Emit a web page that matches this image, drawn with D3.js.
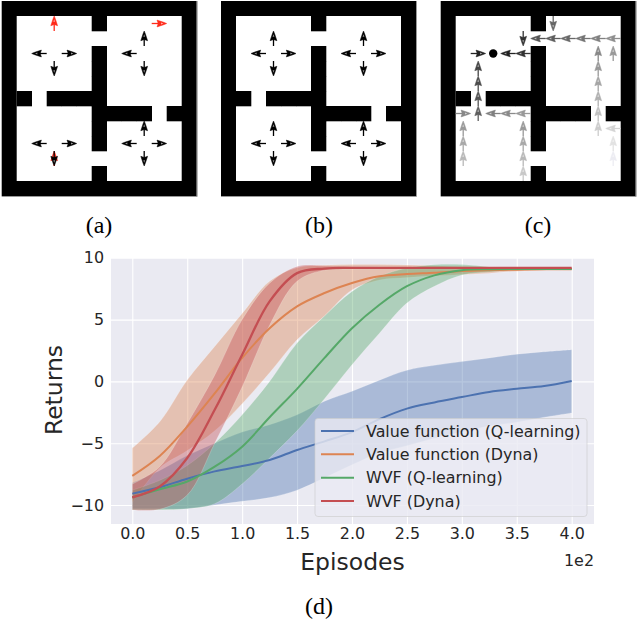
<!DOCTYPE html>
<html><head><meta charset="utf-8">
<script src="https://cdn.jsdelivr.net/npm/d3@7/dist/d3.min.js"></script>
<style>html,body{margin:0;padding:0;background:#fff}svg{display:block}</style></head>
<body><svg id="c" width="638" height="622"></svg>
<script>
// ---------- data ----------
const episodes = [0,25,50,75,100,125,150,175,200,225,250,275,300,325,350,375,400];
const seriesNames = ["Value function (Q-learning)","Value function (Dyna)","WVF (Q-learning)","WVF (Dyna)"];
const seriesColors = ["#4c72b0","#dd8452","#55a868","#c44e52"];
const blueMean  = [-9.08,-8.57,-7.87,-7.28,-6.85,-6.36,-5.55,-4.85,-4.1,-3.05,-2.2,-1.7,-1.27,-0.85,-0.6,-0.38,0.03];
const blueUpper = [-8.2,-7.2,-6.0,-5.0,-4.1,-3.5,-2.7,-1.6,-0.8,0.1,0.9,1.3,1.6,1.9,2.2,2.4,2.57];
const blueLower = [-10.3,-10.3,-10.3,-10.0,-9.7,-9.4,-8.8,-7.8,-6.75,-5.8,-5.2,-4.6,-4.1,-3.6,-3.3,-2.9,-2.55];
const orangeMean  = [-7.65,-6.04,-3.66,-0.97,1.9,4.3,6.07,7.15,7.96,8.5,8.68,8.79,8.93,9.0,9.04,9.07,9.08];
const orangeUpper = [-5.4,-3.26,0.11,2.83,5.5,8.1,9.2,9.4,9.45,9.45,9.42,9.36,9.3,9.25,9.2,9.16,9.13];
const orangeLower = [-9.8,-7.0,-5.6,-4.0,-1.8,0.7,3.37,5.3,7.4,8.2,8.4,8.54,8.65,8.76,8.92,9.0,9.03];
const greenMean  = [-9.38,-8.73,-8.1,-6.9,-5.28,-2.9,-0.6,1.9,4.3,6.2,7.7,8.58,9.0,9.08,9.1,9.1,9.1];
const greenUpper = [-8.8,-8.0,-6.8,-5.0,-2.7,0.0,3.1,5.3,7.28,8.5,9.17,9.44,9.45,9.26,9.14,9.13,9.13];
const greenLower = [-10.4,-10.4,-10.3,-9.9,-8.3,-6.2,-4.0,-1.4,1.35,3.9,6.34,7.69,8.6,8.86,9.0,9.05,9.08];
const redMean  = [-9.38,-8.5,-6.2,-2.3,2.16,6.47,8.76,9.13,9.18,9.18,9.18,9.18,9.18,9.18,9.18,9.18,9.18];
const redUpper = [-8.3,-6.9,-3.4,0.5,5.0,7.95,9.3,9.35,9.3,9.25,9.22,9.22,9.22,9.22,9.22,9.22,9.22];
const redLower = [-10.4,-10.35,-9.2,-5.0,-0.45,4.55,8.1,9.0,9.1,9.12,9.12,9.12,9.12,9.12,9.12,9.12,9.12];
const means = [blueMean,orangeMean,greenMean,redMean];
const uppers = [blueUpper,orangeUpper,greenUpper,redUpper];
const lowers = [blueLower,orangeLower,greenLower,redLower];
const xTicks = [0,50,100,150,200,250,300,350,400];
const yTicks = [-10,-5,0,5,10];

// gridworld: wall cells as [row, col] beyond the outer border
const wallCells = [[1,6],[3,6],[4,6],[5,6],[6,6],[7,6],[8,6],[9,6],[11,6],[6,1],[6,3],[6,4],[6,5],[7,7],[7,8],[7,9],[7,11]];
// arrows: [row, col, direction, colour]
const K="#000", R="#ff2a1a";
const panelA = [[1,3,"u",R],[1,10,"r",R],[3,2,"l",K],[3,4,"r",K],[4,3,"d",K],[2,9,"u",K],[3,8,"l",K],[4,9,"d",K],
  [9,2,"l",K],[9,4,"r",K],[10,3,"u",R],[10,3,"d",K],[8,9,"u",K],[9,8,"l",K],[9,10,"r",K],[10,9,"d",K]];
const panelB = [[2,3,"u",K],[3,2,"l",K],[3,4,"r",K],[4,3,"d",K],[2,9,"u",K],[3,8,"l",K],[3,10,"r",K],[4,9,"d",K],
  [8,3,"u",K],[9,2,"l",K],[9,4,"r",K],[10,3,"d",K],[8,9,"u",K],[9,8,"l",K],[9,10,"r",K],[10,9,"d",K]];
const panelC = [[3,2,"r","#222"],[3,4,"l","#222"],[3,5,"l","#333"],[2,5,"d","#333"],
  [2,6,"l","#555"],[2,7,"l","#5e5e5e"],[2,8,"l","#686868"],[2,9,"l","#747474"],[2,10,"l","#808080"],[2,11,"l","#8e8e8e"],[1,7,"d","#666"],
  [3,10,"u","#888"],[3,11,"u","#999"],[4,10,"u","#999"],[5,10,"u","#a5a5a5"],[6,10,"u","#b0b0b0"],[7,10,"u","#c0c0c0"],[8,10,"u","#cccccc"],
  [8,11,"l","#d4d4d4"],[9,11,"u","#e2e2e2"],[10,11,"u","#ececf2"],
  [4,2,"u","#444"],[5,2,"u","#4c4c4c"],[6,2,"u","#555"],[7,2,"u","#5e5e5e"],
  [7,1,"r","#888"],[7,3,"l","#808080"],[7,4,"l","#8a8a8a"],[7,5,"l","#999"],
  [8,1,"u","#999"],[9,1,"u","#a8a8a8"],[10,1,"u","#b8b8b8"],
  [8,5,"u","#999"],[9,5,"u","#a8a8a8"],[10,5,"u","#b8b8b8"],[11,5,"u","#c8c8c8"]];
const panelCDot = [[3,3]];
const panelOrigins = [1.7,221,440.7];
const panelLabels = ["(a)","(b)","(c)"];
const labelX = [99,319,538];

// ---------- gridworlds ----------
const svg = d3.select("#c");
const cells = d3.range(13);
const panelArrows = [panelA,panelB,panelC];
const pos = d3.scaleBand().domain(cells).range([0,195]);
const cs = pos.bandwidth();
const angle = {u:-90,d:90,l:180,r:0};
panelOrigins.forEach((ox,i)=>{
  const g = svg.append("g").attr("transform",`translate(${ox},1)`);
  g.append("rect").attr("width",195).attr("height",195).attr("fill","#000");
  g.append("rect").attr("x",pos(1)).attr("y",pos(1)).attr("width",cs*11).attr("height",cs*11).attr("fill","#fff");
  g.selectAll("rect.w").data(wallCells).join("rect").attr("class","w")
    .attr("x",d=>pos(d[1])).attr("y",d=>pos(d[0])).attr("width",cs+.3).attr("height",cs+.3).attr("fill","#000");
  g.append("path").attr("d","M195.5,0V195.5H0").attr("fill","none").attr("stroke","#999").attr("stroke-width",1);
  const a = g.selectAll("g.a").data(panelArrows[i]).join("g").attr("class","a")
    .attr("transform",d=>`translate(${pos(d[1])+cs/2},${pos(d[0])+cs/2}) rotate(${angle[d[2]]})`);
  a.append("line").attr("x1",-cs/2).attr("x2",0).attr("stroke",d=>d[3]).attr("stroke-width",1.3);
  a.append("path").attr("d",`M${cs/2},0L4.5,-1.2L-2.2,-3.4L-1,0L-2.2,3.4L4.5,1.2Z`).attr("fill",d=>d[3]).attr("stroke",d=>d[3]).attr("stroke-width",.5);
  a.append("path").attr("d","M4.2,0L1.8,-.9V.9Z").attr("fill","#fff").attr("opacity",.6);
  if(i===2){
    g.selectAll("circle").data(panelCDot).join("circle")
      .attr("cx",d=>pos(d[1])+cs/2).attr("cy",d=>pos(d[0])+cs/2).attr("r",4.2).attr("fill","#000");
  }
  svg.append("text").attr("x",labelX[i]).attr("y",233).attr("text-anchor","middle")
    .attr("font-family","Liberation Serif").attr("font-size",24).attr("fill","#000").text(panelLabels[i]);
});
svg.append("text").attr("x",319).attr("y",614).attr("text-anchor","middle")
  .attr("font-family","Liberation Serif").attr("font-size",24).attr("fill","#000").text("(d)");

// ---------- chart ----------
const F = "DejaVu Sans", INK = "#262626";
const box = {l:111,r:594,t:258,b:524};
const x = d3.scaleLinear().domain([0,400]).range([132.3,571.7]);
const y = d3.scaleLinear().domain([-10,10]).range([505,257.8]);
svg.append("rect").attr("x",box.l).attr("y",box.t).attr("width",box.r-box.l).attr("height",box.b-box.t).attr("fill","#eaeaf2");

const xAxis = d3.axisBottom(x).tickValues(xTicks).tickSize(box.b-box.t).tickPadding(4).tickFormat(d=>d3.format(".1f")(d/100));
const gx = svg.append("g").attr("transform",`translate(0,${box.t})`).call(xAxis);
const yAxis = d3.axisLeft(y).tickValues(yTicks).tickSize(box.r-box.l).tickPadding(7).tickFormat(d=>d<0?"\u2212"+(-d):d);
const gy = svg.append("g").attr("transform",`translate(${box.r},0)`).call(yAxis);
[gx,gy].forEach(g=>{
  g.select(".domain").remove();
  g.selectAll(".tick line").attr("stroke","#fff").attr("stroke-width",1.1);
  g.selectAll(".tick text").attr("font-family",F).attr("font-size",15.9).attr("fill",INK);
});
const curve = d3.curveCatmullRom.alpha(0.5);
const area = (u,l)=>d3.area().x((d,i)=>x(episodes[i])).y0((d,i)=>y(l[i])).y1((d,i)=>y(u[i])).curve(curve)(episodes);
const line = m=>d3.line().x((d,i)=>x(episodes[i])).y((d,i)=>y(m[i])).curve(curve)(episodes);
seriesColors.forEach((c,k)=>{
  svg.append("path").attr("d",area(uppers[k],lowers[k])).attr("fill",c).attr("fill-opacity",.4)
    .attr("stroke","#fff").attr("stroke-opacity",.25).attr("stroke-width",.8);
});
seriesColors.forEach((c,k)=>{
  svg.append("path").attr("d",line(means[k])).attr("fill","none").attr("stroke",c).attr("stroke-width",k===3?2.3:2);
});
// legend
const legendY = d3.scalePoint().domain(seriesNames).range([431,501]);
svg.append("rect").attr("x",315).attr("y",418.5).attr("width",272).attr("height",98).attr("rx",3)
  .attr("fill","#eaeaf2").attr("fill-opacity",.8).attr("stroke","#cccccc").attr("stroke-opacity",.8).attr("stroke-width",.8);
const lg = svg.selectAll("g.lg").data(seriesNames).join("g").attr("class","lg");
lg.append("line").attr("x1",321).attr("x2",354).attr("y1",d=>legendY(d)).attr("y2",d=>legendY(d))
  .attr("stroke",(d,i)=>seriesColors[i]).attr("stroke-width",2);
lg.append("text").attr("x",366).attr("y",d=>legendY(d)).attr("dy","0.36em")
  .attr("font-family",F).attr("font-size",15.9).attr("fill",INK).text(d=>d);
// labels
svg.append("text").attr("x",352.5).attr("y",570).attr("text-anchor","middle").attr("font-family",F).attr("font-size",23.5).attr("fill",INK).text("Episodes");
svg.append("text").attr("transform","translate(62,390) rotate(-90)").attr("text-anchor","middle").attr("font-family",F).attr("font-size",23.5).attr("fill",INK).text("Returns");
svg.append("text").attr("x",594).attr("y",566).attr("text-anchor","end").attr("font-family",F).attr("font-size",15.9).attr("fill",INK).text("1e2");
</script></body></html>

--- Written task ---
Your task is to restate word for word the lines from the top of the data to the line containing "const yTicks = [-10,-5,0,5,10];", both ends included, with every picture left out.

--- Answer to the problem ---
Emit a web page that matches this image, drawn with D3.js.
<!DOCTYPE html>
<html><head><meta charset="utf-8">
<script src="https://cdn.jsdelivr.net/npm/d3@7/dist/d3.min.js"></script>
<style>html,body{margin:0;padding:0;background:#fff}svg{display:block}</style></head>
<body><svg id="c" width="638" height="622"></svg>
<script>
// ---------- data ----------
const episodes = [0,25,50,75,100,125,150,175,200,225,250,275,300,325,350,375,400];
const seriesNames = ["Value function (Q-learning)","Value function (Dyna)","WVF (Q-learning)","WVF (Dyna)"];
const seriesColors = ["#4c72b0","#dd8452","#55a868","#c44e52"];
const blueMean  = [-9.08,-8.57,-7.87,-7.28,-6.85,-6.36,-5.55,-4.85,-4.1,-3.05,-2.2,-1.7,-1.27,-0.85,-0.6,-0.38,0.03];
const blueUpper = [-8.2,-7.2,-6.0,-5.0,-4.1,-3.5,-2.7,-1.6,-0.8,0.1,0.9,1.3,1.6,1.9,2.2,2.4,2.57];
const blueLower = [-10.3,-10.3,-10.3,-10.0,-9.7,-9.4,-8.8,-7.8,-6.75,-5.8,-5.2,-4.6,-4.1,-3.6,-3.3,-2.9,-2.55];
const orangeMean  = [-7.65,-6.04,-3.66,-0.97,1.9,4.3,6.07,7.15,7.96,8.5,8.68,8.79,8.93,9.0,9.04,9.07,9.08];
const orangeUpper = [-5.4,-3.26,0.11,2.83,5.5,8.1,9.2,9.4,9.45,9.45,9.42,9.36,9.3,9.25,9.2,9.16,9.13];
const orangeLower = [-9.8,-7.0,-5.6,-4.0,-1.8,0.7,3.37,5.3,7.4,8.2,8.4,8.54,8.65,8.76,8.92,9.0,9.03];
const greenMean  = [-9.38,-8.73,-8.1,-6.9,-5.28,-2.9,-0.6,1.9,4.3,6.2,7.7,8.58,9.0,9.08,9.1,9.1,9.1];
const greenUpper = [-8.8,-8.0,-6.8,-5.0,-2.7,0.0,3.1,5.3,7.28,8.5,9.17,9.44,9.45,9.26,9.14,9.13,9.13];
const greenLower = [-10.4,-10.4,-10.3,-9.9,-8.3,-6.2,-4.0,-1.4,1.35,3.9,6.34,7.69,8.6,8.86,9.0,9.05,9.08];
const redMean  = [-9.38,-8.5,-6.2,-2.3,2.16,6.47,8.76,9.13,9.18,9.18,9.18,9.18,9.18,9.18,9.18,9.18,9.18];
const redUpper = [-8.3,-6.9,-3.4,0.5,5.0,7.95,9.3,9.35,9.3,9.25,9.22,9.22,9.22,9.22,9.22,9.22,9.22];
const redLower = [-10.4,-10.35,-9.2,-5.0,-0.45,4.55,8.1,9.0,9.1,9.12,9.12,9.12,9.12,9.12,9.12,9.12,9.12];
const means = [blueMean,orangeMean,greenMean,redMean];
const uppers = [blueUpper,orangeUpper,greenUpper,redUpper];
const lowers = [blueLower,orangeLower,greenLower,redLower];
const xTicks = [0,50,100,150,200,250,300,350,400];
const yTicks = [-10,-5,0,5,10];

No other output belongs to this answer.